- The exercise -
Would you retype, exactly and without the pictures, the lines between the line holding "Give me the matplotlib source for this chart." and the line holding "(19, 10, 75.5), (20, 11, 73.55), (16, 21, 47.5)]", inclusive, and nothing else?
========
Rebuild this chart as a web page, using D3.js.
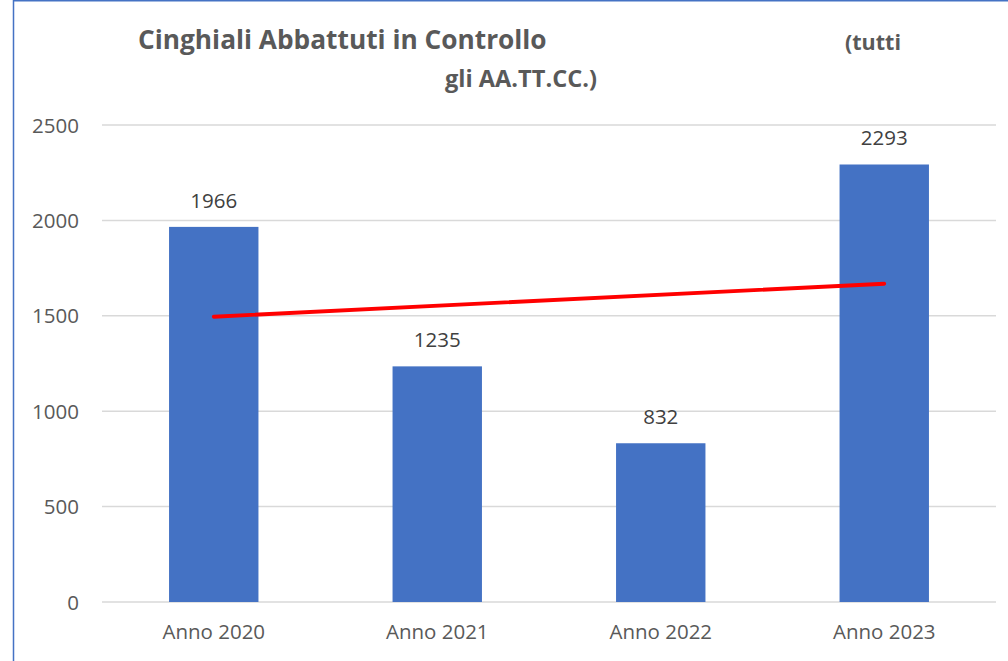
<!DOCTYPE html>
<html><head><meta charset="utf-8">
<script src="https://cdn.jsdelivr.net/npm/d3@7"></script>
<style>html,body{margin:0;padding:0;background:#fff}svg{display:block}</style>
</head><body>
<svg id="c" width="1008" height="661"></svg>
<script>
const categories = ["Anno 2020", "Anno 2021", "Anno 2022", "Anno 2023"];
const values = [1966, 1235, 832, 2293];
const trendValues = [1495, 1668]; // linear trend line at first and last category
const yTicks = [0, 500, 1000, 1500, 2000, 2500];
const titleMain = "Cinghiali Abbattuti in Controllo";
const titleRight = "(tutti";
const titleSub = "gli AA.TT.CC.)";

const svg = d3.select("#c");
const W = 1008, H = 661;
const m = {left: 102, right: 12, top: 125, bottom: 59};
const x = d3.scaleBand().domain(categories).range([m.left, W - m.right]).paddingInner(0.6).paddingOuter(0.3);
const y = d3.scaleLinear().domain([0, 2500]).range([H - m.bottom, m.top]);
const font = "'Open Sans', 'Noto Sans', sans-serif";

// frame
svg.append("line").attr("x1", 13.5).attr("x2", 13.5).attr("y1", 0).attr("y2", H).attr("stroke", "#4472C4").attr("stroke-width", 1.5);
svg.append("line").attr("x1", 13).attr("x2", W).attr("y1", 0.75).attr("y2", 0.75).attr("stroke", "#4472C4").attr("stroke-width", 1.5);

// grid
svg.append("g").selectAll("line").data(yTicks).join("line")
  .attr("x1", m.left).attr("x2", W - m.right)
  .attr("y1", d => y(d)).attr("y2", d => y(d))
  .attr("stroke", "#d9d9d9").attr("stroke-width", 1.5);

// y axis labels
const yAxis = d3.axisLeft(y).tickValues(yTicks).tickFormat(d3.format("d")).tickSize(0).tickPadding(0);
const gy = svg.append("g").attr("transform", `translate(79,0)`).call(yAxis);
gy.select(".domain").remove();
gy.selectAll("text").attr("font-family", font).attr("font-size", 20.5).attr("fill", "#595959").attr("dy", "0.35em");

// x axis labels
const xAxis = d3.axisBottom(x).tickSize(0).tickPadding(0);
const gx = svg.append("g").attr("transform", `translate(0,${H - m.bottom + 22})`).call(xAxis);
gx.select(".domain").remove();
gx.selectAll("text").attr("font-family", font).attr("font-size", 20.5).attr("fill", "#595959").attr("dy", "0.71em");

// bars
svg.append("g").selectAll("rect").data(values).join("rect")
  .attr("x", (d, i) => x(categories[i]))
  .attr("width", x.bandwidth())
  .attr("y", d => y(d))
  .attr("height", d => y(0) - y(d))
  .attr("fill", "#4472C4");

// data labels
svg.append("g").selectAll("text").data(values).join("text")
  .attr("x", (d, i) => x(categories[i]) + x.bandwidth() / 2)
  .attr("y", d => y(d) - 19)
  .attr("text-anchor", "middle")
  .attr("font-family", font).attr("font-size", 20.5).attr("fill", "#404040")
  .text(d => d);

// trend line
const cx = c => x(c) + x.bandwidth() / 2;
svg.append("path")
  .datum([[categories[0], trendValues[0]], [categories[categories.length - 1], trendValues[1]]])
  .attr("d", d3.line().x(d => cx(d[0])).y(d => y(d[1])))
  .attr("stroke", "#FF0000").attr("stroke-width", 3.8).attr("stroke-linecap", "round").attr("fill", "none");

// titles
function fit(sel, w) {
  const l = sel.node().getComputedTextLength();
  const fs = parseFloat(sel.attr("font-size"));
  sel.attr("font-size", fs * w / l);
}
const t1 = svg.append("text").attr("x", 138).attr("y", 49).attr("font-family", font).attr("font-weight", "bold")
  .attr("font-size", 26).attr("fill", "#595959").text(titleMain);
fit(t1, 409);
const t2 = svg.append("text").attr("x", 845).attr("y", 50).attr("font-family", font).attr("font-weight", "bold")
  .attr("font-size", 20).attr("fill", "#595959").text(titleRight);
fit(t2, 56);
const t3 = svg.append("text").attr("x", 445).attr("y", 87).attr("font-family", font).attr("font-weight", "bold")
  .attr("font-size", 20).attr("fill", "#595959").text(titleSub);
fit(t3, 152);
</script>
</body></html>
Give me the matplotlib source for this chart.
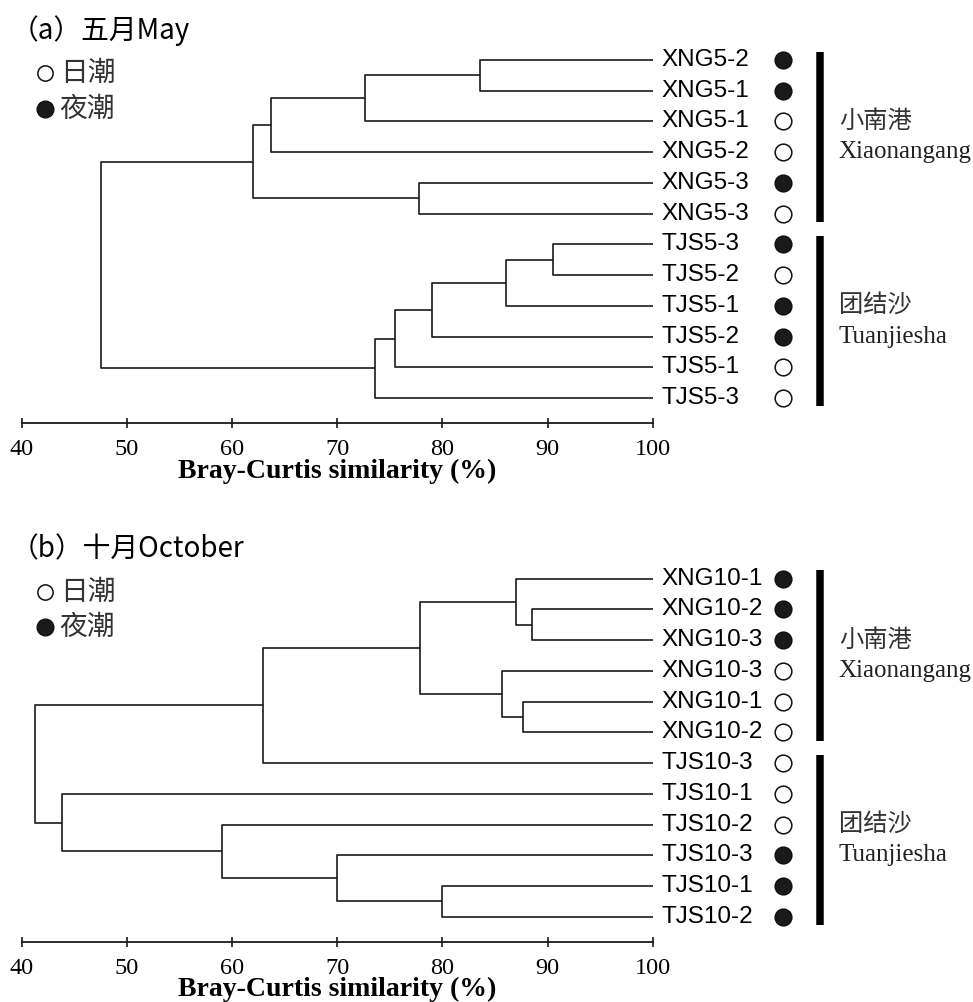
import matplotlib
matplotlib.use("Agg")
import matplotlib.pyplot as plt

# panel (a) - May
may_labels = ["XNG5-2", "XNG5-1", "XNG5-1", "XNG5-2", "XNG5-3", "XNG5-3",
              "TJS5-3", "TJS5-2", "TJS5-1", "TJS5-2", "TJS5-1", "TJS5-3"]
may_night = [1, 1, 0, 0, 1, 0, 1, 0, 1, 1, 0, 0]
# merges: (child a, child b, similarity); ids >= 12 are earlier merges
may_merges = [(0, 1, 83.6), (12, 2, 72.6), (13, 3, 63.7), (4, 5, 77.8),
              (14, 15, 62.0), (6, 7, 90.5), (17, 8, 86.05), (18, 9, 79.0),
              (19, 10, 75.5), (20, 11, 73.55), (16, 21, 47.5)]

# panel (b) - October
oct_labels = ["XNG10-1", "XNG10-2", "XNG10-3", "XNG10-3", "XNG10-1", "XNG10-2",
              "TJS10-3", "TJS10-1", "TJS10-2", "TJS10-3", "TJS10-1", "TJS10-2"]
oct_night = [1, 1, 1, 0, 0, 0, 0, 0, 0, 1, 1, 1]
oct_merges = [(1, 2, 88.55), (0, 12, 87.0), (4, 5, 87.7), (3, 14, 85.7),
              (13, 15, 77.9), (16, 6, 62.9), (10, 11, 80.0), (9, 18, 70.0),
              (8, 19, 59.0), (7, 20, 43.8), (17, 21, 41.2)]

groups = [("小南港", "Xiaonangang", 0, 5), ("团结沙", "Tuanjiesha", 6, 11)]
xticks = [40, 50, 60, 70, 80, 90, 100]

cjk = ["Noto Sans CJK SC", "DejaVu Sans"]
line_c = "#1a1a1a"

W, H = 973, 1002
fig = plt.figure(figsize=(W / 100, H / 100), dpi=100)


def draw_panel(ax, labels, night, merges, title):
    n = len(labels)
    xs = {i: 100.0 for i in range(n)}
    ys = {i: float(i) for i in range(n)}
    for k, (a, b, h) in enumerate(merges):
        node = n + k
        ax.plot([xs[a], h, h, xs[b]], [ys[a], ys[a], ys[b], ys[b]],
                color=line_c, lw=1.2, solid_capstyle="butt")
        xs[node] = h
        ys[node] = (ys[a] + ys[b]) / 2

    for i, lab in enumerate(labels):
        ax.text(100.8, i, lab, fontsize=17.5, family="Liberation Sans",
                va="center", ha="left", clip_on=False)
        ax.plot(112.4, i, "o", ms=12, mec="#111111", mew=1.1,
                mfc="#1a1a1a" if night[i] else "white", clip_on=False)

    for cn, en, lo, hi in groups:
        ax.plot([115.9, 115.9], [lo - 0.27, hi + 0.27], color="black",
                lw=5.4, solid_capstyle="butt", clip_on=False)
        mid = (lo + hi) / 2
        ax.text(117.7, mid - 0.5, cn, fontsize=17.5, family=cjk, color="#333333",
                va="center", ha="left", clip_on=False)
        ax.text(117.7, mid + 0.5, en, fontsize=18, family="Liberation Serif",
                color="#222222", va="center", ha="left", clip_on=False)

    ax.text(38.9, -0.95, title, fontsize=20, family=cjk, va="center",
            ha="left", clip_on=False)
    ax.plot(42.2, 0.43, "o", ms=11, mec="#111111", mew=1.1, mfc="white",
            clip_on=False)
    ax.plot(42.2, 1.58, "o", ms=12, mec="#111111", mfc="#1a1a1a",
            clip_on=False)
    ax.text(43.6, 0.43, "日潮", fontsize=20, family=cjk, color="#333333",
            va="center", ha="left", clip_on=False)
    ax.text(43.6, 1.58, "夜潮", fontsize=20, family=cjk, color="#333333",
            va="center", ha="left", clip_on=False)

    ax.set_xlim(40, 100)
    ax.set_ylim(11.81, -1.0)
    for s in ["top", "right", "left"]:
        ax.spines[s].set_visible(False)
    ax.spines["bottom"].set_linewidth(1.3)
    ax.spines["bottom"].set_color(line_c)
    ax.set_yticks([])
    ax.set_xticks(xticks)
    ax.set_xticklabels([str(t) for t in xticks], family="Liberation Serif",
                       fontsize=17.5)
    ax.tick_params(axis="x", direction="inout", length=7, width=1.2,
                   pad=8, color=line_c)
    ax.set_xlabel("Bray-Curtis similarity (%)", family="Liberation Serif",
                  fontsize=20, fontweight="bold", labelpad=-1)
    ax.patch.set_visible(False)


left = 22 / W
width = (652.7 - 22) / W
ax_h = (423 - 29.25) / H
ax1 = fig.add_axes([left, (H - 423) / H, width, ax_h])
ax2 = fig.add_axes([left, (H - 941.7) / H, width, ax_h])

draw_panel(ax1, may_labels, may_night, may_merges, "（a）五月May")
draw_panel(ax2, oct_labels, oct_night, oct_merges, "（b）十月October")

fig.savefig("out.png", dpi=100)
========
- Output for this task -
Give me the matplotlib source for this chart.
import matplotlib
matplotlib.use("Agg")
import matplotlib.pyplot as plt

# panel (a) - May
may_labels = ["XNG5-2", "XNG5-1", "XNG5-1", "XNG5-2", "XNG5-3", "XNG5-3",
              "TJS5-3", "TJS5-2", "TJS5-1", "TJS5-2", "TJS5-1", "TJS5-3"]
may_night = [1, 1, 0, 0, 1, 0, 1, 0, 1, 1, 0, 0]
# merges: (child a, child b, similarity); ids >= 12 are earlier merges
may_merges = [(0, 1, 83.6), (12, 2, 72.6), (13, 3, 63.7), (4, 5, 77.8),
              (14, 15, 62.0), (6, 7, 90.5), (17, 8, 86.05), (18, 9, 79.0),
              (19, 10, 75.5), (20, 11, 73.55), (16, 21, 47.5)]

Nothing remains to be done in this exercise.